A novel therapeutic target for diabetes mellitus is incretin-based therapies, glucagon-like peptide-1, and glucose-dependent insulinotropic polypeptides are released from the gastrointestinal (GI) tract and act on beta cells of pancreatic islets by increasing the secretion of insulin. The management and prevention of diabetes require habitual and pharmacological therapies along with quality and healthy lifestyle. This includes maintaining the body weight, blood glucose level, cardiovascular risk, complexity, and co-morbidities. The utilization of glucagon-like peptide-1 (GLP-1) agonists is an object of research with favorable hemoglobin A1C levels and weight loss in type 1 diabetic patients. However, cost-effectiveness and tolerability, remain significant barriers for patients to using these medications. The risk of suicidal tendencies and thoughts of self-harm have been increased in patients receiving GLP-1 receptor agonists. Tirzepatide treatment showed a potent glucose-lowering effect and promoted weight loss with minimum GI adverse effects in animal studies as well as phase I and II human trials, in comparison with established GLP-1 receptor agonists. The glucose-dependent insulinotropic polypeptide receptor (GIPR) peptide-antagonist effectively blocks the action of gastric-inhibitory-polypeptide (GIP) in vitro and ex vivo in human pancreas and in vivo in rodent models. However, incretin-based therapies have received enormous attention in the last few decades for the treatment of diabetes, obesity, and other repurposing including central nervous system disorders. Therefore, in this article, we demonstrate the overview, physiological, and pharmacological advances of incretin-based pharmacotherapies and their physiological roles. Furthermore, the recent updates of glucagon-like peptide-1 receptor agonist, Glucagon-like peptide-2 receptor agonist, GLP-1/GIP co-agonists, GIP/GLP-1/glucagon triple agonist and GIP-antagonist are also discussed.
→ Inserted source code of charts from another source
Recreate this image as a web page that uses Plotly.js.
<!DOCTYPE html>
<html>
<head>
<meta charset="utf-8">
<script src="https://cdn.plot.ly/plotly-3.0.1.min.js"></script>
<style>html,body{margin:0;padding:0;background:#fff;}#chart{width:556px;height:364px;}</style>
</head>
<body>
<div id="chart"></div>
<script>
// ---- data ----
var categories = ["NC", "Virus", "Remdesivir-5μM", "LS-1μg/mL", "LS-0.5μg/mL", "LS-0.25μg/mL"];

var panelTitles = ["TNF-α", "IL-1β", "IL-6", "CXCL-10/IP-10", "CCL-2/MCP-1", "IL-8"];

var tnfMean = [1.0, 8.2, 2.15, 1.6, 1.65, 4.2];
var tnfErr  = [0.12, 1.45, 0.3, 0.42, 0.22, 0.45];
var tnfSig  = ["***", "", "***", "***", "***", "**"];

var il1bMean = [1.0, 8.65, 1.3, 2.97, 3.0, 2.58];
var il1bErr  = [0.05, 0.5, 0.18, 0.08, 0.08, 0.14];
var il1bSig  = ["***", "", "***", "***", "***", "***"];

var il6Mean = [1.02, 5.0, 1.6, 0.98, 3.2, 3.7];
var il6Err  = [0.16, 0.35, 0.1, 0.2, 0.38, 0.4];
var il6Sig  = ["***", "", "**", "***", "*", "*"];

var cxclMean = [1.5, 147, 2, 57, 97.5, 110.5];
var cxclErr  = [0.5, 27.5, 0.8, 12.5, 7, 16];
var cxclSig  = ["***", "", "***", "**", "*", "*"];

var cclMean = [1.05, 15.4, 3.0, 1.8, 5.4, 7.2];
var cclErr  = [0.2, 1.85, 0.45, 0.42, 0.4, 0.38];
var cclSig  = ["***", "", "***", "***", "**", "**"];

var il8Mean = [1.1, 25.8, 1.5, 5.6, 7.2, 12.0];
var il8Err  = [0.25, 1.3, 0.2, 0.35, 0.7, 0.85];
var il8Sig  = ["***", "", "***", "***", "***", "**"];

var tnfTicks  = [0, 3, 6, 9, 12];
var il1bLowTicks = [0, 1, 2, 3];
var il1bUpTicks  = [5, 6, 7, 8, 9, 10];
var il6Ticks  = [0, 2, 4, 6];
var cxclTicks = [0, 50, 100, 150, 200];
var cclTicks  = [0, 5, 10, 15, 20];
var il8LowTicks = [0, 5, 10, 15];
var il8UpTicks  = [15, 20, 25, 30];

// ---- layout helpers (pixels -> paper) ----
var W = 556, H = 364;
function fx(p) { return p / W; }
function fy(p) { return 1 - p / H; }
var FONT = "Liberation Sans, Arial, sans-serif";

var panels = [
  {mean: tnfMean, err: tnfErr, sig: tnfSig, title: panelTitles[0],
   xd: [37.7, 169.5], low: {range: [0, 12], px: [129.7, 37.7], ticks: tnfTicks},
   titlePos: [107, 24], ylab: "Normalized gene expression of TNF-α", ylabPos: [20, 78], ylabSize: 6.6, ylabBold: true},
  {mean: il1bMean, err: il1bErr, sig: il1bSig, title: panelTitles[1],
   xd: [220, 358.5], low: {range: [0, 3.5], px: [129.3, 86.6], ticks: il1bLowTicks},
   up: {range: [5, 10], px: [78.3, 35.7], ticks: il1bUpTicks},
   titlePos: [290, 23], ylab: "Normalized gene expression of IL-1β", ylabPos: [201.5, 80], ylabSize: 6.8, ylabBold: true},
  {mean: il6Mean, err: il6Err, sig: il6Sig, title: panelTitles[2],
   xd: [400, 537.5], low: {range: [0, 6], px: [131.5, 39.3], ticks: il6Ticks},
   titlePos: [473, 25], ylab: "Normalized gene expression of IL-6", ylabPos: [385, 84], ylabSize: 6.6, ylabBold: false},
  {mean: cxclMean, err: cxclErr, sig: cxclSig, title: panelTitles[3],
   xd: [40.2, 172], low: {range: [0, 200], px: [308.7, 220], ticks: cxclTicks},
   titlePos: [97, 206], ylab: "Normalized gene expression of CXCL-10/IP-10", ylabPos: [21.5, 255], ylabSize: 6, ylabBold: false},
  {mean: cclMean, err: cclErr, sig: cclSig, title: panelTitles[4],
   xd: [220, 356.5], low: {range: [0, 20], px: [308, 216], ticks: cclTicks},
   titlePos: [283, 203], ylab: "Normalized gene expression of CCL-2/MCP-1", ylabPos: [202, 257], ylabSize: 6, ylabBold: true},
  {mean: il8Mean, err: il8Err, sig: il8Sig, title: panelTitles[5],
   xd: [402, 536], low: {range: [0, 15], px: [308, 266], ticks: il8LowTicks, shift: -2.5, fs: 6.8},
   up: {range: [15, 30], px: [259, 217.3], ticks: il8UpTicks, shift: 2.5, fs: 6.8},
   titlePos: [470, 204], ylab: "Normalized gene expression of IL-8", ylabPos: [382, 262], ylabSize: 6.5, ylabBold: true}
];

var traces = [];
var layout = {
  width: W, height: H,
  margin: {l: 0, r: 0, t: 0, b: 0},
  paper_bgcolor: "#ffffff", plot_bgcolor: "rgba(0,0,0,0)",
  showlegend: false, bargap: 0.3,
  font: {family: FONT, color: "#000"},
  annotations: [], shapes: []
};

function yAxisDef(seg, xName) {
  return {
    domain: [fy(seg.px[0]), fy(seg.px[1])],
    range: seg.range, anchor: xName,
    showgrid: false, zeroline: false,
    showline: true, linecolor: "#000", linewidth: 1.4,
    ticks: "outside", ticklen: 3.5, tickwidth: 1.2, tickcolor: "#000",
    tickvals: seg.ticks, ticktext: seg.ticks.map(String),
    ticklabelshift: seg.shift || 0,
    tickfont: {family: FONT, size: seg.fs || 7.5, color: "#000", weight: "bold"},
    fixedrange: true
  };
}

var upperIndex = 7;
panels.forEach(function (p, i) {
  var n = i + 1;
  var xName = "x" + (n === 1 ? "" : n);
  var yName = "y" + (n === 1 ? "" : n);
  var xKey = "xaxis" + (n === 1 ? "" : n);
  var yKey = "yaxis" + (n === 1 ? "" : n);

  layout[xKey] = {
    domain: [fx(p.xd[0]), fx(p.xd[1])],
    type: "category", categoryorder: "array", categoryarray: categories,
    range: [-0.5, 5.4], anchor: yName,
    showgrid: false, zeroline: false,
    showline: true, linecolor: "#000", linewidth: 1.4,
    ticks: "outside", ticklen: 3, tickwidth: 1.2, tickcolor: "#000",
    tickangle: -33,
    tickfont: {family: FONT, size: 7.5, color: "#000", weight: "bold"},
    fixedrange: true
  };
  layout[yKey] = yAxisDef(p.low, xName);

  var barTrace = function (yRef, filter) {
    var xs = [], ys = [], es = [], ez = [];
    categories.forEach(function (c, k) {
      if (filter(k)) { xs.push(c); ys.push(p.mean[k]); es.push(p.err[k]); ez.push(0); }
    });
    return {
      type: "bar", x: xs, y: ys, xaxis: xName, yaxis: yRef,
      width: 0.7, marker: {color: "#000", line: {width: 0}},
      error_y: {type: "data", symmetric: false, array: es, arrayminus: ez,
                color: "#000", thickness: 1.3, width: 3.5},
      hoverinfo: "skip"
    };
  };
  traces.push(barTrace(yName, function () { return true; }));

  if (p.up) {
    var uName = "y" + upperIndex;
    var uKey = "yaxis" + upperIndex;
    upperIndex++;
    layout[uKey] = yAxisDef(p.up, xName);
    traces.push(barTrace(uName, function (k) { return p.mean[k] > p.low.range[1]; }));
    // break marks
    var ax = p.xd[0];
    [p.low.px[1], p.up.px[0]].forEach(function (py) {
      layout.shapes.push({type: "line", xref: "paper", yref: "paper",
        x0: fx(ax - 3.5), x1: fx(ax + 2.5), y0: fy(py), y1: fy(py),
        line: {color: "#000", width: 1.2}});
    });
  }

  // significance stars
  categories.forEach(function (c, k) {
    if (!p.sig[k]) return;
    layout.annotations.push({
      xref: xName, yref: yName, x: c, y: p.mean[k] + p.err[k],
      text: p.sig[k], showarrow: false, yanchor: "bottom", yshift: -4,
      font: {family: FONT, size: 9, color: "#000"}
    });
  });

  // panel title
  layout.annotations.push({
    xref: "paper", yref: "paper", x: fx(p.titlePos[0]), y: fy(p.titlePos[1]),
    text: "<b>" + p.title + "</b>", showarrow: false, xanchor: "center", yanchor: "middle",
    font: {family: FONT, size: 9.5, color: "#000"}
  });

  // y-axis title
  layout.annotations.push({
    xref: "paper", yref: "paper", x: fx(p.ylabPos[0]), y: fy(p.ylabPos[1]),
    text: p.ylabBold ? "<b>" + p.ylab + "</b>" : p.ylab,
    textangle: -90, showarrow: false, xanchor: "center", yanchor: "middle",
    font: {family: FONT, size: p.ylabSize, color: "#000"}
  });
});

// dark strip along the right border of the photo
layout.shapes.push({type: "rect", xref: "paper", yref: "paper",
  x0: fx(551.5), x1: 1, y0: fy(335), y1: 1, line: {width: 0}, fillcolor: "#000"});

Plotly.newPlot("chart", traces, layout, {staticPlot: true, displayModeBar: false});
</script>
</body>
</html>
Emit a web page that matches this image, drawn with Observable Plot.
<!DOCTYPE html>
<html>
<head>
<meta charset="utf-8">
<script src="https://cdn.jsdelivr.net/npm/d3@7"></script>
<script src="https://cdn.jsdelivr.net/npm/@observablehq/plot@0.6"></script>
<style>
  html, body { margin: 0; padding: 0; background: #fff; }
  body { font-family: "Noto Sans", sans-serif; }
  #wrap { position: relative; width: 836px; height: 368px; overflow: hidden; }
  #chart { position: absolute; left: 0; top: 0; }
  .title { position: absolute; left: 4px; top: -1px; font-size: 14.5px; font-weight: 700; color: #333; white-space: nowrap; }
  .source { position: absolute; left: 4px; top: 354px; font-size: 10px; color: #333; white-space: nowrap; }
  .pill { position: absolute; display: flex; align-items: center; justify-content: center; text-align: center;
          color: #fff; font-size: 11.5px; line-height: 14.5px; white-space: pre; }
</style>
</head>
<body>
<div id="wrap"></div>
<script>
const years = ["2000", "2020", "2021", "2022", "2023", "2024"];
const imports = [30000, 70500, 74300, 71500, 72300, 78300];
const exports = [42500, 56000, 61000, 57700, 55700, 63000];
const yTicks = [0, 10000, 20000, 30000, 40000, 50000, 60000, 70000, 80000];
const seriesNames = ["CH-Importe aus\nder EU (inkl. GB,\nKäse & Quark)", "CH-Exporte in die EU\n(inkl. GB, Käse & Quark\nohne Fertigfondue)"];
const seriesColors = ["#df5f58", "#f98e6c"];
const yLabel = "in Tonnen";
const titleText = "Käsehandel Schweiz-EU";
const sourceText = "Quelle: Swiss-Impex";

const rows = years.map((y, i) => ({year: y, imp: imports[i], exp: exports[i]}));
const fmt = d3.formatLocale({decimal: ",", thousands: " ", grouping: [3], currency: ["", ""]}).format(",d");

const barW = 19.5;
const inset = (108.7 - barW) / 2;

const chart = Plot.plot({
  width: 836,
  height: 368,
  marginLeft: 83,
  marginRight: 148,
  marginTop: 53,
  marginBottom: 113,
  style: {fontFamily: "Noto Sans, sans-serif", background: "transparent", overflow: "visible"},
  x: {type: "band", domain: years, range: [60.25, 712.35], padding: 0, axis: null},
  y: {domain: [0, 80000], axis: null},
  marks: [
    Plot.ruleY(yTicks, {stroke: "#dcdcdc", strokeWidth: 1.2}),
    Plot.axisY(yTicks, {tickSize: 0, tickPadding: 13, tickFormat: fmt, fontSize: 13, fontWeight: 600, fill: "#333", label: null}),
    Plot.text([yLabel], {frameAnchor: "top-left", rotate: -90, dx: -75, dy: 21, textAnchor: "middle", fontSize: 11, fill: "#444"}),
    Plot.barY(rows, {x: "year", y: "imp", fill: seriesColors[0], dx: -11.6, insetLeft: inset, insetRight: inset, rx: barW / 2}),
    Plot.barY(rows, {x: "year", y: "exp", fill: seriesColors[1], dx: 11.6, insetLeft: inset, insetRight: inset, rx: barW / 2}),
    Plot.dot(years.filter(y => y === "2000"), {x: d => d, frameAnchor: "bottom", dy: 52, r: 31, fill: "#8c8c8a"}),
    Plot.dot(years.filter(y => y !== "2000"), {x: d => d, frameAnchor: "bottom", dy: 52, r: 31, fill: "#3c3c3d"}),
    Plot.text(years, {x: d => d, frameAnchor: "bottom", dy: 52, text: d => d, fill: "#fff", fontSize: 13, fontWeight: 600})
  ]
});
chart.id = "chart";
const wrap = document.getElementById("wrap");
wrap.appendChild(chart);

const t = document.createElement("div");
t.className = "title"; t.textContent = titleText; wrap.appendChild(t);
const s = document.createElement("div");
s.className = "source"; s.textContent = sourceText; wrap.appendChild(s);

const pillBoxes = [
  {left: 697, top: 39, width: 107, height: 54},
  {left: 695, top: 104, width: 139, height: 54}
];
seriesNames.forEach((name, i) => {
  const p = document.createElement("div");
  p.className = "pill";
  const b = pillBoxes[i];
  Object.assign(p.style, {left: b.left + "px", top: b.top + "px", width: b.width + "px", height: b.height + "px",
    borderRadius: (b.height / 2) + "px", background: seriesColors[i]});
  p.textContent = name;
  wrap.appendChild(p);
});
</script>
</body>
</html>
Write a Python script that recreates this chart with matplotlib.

G protein-coupled receptors and obesity

G protein-coupled receptors (GPCRs) have emerged as important drug targets for various chronic diseases, including obesity and diabetes. Obesity is a complex chronic disease that requires long term management predisposing to type 2 diabetes, heart disease, and some cancers. The therapeutic landscape for GPCR as targets of anti-obesity medications has undergone significant changes with the approval of semaglutide, the first peptide glucagon like peptide 1 receptor agonist (GLP-1RA) achieving double digit weight loss (≥10%) and cardiovascular benefits. The enhanced weight loss, with the expected beneficial effect on obesity-related complications and reduction of major adverse cardiovascular events (MACE), has propelled the commercial opportunity for the obesity market leading to new players entering the space. Significant progress has been made on approaches targeting GPCRs such as single peptides that simultaneously activate GIP and/or GCGR in addition to GLP1, oral tablet formulation of GLP-1, small molecules nonpeptidic oral GLP1R and fixed-dose combination as well as add-on therapy for patients already treated with a GLP-1 agonist.